Aquellos que nacimos al final de los sesenta del siglo pasado lo hicimos bajo una dictadura, pero, por suerte, crecimos dentro de un Estado Democrático. Por eso y por la educación que recibí en mi casa -tanto mis padres como mis abuelos me inculcaron, desde que tengo uso de razón, lo que suponía vivir en una democracia-, tengo conciencia de lo que significa vivir en un país occidental en el que los ciudadanos, libres e iguales, elegimos a nuestros representantes.
Por eso y aunque soy consciente, o al menos así lo creo, de que hay cosas que podrían mejorar, pienso que vivimos en una sociedad con las herramientas de participación necesarias para legitimar el Estado de Derecho. Así que no puedo evitar indignarme ante quienes usan la palabra democracia en vano, quienes formando parte de los aparatos que el Estado contempla para la total participación del pueblo, no solo no dejan de atacar las propias bases que la sustentan, sino que se identifican con formas de gobierno opuestas a la de un país como el nuestro.
Es curioso que estas fuerzas, y las personas que las representan, siempre se encuentran alineadas en los extremos y únicamente esgrimen la palabra Democracia cuando las leyes que ellos mismos deberían representar no les dan la razón; cuando la justicia señala sus errores, no solo aprovechan para mostrar que se sienten perseguidos, sino que atacan al propio Estado y su separación de poderes.
A nadie se le escapa que estamos en unos momentos delicados, en los que muchos estados se acercan a formas de gobierno en los que no prima la igualdad, sino unos sentimientos nacionalistas, machistas y xenófobos, donde los retrocesos en materias sociales y humanas se advierten como soluciones a un estado de crisis que ellos mismos, o gobernantes a los que se sienten cercanos, alientan.
Lo peor de todo es que sus discursos sencillos y acomodaticios, pero estudiados al milímetro, calan con facilidad en los colectivos más vulnerables, en aquellos que verán en sus promesas y en la señalización errónea de los causantes, la solución a sus problemas. La culpa siempre va a ser de los otros, de los diferentes, de quienes piensan distinto que ellos, de quienes han llegado a nuestro país huyendo de la miseria, de la persecución o de la opresión para labrarse un futuro en libertad; en resumen, de aquellos que pueden poner en peligro el estatus que ellos creen que se merecen.

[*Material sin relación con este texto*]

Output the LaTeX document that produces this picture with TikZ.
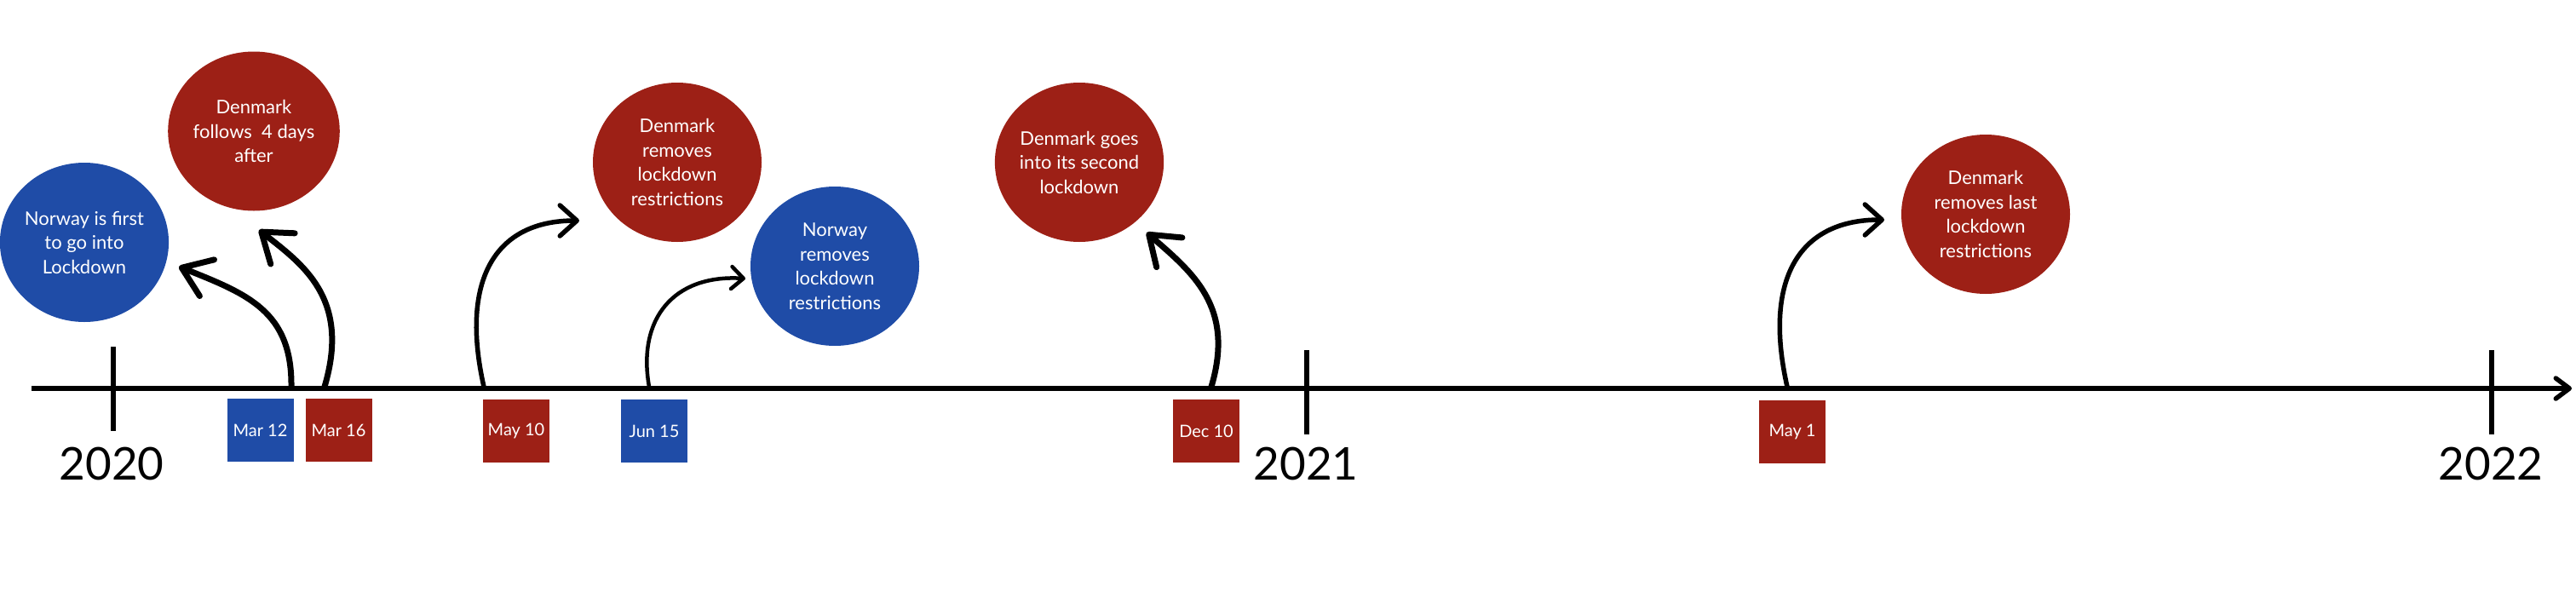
\documentclass[tikz,border=0pt]{standalone}
\usepackage{fontspec}
\setmainfont{Lato}
\usepackage{tikz}
\usetikzlibrary{arrows.meta,shapes.geometric}
\definecolor{dkRed}{HTML}{9D2016}
\definecolor{noBlue}{HTML}{1F4CA7}
\tikzset{
  bubble/.style={ellipse,minimum width=198pt,minimum height=187pt,inner sep=0pt,
    text=white,align=center,font=\fontsize{22}{28.5}\selectfont},
  datebox/.style={minimum width=78pt,minimum height=74pt,inner sep=0pt,
    text=white,font=\fontsize{20}{20}\selectfont},
  yearlabel/.style={font=\fontsize{53}{53}\selectfont},
  axisline/.style={line width=5.5pt,-{Straight Barb[round,length=16pt,width=24pt]}},
  tickline/.style={line width=6pt},
  bigarrow/.style={line width=7pt,line cap=round,-{Straight Barb[round,length=32pt,width=46pt]}},
  midarrow/.style={line width=5.5pt,line cap=round,-{Straight Barb[round,length=20pt,width=36pt]}},
  smallarrow/.style={line width=4.5pt,line cap=round,-{Straight Barb[round,length=14pt,width=26pt]}}
}

\begin{document}
\begin{tikzpicture}[x=1pt,y=-1pt]
  \useasboundingbox (0,0) rectangle (3024,694);

  % time axis and years
  \coordinate (axstart) at (37,456);
  \coordinate (axend) at (3019,456);
  \draw[axisline] (axstart) -- (axend);
  \draw[tickline] (133,407) -- (133,506);
  \draw[tickline] (1534,411) -- (1534,510);
  \draw[tickline] (2925,411) -- (2925,510);
  \node[yearlabel] (y2020) at (131,544) {2020};
  \node[yearlabel] (y2021) at (1533,544) {2021};
  \node[yearlabel] (y2022) at (2924,544) {2022};

  % dates
  \node[datebox,fill=noBlue] (mar12) at (305.5,505) {Mar 12};
  \node[datebox,fill=dkRed] (mar16) at (397.5,505) {Mar 16};
  \node[datebox,fill=dkRed] (may10) at (606,506) {May 10};
  \node[datebox,fill=noBlue] (jun15) at (768,506) {Jun 15};
  \node[datebox,fill=dkRed] (dec10) at (1416,506) {Dec 10};
  \node[datebox,fill=dkRed] (may1) at (2104,507) {May 1};

  % events
  \node[bubble,fill=noBlue] (nofirst) at (99,284.5) {Norway is first\\to go into\\Lockdown};
  \node[bubble,fill=dkRed] (dkfollow) at (298,154) {Denmark\\follows~ 4 days\\after};
  \node[bubble,fill=dkRed] (dkopen) at (795,190.5) {Denmark\\removes\\lockdown\\restrictions};
  \node[bubble,fill=noBlue] (noopen) at (980,312.5) {Norway\\removes\\lockdown\\restrictions};
  \node[bubble,fill=dkRed] (dksecond) at (1267,190.5) {Denmark goes\\into its second\\lockdown};
  \node[bubble,fill=dkRed] (dklast) at (2331,251.5) {Denmark\\removes last\\lockdown\\restrictions};

  % arrows from the axis
  \coordinate (mar12-up) at (342,454);
  \coordinate (mar16-up) at (381,454);
  \coordinate (may10-up) at (568,454);
  \coordinate (jun15-up) at (762,454);
  \coordinate (dec10-up) at (1422,454);
  \coordinate (may1-up) at (2098,454);
  \coordinate (nofirst-in) at (210,313);
  \coordinate (dkfollow-in) at (304,270);
  \coordinate (dkopen-in) at (680,259);
  \coordinate (noopen-in) at (875,327);
  \coordinate (dksecond-in) at (1346,273);
  \coordinate (dklast-in) at (2212,258);
  \draw[bigarrow] (mar12-up) .. controls (343,365) and (290,345) .. (nofirst-in);
  \draw[bigarrow] (mar16-up) .. controls (412,350) and (355,310) .. (dkfollow-in);
  \draw[midarrow] (may10-up) .. controls (540,330) and (580,259) .. (dkopen-in);
  \draw[smallarrow] (jun15-up) .. controls (748,375) and (790,322) .. (noopen-in);
  \draw[bigarrow] (dec10-up) .. controls (1450,360) and (1400,320) .. (dksecond-in);
  \draw[midarrow] (may1-up) .. controls (2070,330) and (2110,258) .. (dklast-in);
\end{tikzpicture}
\end{document}
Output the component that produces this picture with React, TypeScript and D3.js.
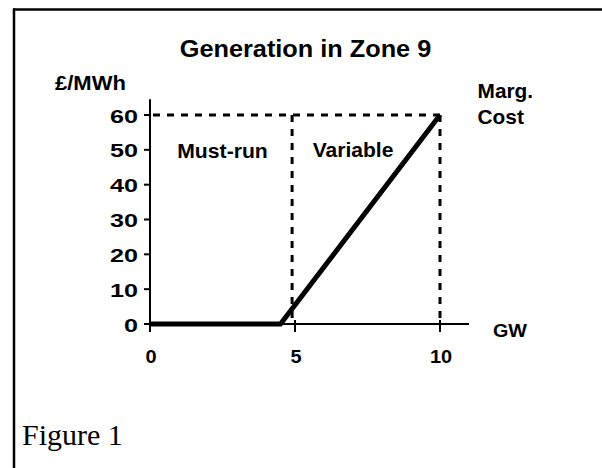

Por si esto fuera poco, los partidos que sí deberían defender con todas sus fuerzas la Democracia, se dedican únicamente a señalar los logros propios y los errores ajenos en vez de facilitar con sus estrategias el ascenso de las fuerzas que crecen a medida que lo hacen los problemas a nivel nacional y mundial.
Así que aquellos que por despecho, por su situación o por la mal entendida simpatía, se acercan hacia los extremos, que piensen lo que supone la Democracia en un país y, por encima de todo, lo que les supondría, a ellos y a sus hijos, la falta de esta en un país en el que peligran los logros conseguidos en las últimas décadas.